Portrait of Merce Cunningham by Elaine de Kooning

Painted portrait of Merce Cunningham
Merce Cunningham / Elaine de Kooning /
Oil on canvas, 1962 / National Portrait Gallery,
Smithsonian Institution; gift of the Foundation for
Contemporary Performance Arts, Inc. / © Elaine
de Kooning Trust


  

Some found him bewilderingly outrageous. Many others proclaimed him a genius of the first rank. But on one point there is little room for dispute: Merce Cunningham was one of the great influences in the evolution of twentieth-century western dance. He died Sunday July, 26, at age ninety. This 1962 portrait of Cunningham by Elaine de Kooning is part of the National Portrait Gallery’s collection.

Joining Martha Graham’s dance company in 1939, Cunningham won his earliest distinction as the originator of major dance roles for a number of Graham’s productions, including Appalachian Spring. In the mid-1940s, he struck out on his own and, in tandem with avant-garde composer John Cage, began developing a dance form—termed aleatoric—that was characterized by an unstructured randomness.

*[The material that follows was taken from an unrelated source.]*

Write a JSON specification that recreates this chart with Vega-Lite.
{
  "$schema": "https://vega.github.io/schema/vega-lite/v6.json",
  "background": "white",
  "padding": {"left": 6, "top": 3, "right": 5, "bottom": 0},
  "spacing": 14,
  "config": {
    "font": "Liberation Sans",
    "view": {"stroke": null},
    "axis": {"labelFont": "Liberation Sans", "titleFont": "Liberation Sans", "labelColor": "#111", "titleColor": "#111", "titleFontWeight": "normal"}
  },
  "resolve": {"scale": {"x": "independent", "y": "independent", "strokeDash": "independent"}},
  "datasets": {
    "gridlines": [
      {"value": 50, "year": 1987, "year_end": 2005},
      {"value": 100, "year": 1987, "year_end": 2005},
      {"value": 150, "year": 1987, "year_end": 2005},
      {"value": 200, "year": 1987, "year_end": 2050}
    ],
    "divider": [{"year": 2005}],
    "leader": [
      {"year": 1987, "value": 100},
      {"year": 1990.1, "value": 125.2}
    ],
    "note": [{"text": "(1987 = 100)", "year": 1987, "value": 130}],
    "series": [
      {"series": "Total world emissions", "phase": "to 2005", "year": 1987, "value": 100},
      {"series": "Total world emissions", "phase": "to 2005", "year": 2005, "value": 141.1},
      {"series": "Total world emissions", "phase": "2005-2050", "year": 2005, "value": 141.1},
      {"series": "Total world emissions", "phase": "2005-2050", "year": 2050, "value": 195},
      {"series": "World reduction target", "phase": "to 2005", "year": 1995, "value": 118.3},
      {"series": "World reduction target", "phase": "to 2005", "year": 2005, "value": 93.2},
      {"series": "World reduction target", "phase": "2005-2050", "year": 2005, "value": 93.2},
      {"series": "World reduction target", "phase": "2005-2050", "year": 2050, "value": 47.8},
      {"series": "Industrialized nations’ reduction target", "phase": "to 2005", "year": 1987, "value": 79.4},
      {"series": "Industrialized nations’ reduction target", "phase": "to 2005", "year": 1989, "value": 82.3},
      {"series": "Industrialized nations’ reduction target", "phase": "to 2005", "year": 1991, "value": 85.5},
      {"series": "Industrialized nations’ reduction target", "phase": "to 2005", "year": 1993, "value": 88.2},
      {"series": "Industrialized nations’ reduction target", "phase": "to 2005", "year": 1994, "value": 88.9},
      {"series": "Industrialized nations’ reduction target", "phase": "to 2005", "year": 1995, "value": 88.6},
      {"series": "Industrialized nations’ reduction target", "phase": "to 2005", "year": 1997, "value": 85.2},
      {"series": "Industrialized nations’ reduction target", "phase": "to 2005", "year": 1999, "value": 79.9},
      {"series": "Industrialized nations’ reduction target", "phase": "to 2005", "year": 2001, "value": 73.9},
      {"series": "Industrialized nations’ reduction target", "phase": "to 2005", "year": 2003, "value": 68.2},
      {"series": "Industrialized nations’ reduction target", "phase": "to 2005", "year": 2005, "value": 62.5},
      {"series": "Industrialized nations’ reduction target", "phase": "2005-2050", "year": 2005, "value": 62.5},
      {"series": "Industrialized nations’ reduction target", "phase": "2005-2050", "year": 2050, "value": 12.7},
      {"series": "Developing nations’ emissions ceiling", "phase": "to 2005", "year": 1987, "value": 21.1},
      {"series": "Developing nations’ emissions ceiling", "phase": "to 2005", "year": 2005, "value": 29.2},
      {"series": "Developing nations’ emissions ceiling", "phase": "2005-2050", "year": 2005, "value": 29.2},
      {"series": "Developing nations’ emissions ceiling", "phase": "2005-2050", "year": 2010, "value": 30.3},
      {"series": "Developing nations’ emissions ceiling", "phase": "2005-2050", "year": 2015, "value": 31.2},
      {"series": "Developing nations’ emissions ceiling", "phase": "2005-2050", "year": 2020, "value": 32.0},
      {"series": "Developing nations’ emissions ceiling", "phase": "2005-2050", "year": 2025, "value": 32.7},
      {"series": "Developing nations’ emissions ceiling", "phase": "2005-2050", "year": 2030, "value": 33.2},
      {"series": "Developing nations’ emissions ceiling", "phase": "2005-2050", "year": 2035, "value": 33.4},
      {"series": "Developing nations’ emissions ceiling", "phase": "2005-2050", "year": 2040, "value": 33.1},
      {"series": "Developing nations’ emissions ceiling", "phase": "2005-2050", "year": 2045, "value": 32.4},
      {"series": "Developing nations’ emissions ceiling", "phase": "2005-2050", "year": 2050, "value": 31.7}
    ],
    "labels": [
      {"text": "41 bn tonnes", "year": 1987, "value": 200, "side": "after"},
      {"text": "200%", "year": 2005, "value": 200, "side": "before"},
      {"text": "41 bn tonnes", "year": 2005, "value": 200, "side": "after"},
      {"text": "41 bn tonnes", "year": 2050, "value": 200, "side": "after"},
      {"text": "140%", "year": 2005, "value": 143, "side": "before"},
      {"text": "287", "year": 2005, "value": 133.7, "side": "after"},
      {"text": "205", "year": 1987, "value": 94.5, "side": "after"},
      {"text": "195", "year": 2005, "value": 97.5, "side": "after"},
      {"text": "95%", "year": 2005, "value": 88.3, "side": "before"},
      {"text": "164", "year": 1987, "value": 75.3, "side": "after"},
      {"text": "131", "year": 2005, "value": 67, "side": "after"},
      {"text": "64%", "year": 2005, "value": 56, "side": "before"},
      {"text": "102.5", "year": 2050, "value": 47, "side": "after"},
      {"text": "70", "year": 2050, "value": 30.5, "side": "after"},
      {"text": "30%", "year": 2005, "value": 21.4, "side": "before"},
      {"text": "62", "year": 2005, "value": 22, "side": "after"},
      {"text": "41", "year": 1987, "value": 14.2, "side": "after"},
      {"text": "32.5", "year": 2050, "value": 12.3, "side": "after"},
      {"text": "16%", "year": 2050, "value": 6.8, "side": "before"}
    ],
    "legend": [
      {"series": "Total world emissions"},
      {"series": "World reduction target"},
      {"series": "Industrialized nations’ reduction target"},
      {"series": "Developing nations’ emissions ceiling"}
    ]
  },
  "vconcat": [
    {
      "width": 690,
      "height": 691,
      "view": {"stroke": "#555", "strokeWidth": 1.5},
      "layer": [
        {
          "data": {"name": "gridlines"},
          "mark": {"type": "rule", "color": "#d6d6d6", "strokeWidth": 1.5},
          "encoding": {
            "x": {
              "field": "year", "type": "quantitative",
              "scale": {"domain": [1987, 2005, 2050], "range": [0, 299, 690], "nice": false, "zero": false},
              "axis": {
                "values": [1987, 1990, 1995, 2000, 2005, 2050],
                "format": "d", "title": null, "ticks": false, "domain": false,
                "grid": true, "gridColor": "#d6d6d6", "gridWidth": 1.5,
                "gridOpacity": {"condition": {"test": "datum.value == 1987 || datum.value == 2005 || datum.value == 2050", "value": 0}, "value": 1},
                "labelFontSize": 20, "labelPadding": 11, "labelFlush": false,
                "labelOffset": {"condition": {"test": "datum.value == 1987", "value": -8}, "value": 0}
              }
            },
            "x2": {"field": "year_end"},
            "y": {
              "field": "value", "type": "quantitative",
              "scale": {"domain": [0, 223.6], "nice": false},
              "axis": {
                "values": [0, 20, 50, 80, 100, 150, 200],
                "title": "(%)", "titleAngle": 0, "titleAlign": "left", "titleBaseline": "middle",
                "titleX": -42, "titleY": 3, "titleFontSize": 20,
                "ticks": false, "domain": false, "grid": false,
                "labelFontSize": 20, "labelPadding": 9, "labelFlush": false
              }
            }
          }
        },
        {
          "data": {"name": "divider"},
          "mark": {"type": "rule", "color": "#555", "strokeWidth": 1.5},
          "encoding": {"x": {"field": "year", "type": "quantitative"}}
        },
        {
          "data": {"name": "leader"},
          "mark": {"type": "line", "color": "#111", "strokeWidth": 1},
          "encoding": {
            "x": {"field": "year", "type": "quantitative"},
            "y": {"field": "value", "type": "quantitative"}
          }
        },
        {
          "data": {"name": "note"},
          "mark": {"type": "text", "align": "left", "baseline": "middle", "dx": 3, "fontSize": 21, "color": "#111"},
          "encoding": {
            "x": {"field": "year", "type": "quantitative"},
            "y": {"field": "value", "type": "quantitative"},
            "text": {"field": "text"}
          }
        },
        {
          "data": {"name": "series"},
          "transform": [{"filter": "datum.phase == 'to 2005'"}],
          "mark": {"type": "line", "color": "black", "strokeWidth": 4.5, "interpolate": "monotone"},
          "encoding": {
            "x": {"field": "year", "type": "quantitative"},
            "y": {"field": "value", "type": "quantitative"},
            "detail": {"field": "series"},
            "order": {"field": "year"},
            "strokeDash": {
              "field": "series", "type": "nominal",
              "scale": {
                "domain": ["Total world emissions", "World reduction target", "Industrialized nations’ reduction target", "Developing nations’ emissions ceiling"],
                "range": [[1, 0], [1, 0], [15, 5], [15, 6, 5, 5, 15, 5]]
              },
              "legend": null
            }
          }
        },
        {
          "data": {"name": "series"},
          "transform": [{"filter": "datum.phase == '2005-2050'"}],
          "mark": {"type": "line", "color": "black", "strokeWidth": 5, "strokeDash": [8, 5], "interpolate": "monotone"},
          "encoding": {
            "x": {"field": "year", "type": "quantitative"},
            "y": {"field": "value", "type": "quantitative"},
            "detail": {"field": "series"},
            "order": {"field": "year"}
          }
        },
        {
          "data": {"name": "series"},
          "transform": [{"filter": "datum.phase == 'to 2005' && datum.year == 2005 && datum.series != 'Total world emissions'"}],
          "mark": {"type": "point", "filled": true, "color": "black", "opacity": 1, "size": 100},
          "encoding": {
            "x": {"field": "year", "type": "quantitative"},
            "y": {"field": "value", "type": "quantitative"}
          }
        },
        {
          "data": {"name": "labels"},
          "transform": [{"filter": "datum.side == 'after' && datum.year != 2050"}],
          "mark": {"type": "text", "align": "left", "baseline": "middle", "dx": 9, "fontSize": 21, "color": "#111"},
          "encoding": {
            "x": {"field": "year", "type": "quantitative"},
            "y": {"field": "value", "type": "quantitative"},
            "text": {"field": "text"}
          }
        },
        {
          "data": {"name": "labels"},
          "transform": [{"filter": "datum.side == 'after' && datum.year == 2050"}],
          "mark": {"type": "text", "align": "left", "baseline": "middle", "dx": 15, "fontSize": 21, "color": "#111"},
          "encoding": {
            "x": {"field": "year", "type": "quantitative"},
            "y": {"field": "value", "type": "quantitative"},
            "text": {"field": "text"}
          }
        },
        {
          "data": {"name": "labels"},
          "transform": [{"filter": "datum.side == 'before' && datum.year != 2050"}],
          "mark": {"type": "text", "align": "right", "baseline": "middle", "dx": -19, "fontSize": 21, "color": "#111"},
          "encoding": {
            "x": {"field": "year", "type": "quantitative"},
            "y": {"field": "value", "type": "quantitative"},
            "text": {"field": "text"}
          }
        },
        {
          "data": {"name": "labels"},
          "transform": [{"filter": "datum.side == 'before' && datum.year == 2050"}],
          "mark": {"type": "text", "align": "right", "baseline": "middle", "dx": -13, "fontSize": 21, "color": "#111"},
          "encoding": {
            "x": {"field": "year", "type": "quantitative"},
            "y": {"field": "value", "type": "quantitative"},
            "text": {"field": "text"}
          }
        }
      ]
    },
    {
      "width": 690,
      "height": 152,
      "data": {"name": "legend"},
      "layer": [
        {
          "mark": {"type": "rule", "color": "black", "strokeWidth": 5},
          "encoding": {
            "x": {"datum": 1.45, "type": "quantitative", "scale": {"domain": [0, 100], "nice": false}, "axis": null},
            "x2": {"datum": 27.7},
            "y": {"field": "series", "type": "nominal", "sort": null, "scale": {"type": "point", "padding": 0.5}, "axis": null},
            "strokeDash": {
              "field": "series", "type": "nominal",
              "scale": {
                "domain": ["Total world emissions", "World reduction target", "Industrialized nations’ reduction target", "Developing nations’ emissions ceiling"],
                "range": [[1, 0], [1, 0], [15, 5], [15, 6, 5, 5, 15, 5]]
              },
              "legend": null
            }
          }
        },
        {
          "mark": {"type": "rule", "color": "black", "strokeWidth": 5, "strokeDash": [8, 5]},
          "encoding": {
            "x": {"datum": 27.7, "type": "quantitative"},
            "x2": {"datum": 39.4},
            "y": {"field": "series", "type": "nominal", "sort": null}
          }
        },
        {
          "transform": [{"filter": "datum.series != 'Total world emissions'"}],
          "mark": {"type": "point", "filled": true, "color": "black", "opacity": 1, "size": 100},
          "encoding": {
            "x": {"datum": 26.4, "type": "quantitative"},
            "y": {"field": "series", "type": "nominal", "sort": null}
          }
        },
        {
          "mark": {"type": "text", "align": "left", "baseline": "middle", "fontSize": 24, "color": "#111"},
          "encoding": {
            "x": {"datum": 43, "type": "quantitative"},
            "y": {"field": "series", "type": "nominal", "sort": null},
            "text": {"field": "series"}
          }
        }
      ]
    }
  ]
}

After founding his own company in 1953, Cunningham continued to innovate, raising dance to ever more abstract levels.

Today there are few areas of dance—both traditional and avant-garde—that have not been affected by Cunningham’s experimentation. His portraitist, Elaine de Kooning, was most often identified with the abstract expressionist school. But much of her work contained strong figurative elements, endowing her portraits with both the representational vision and the gestural brushwork of abstract expressionism.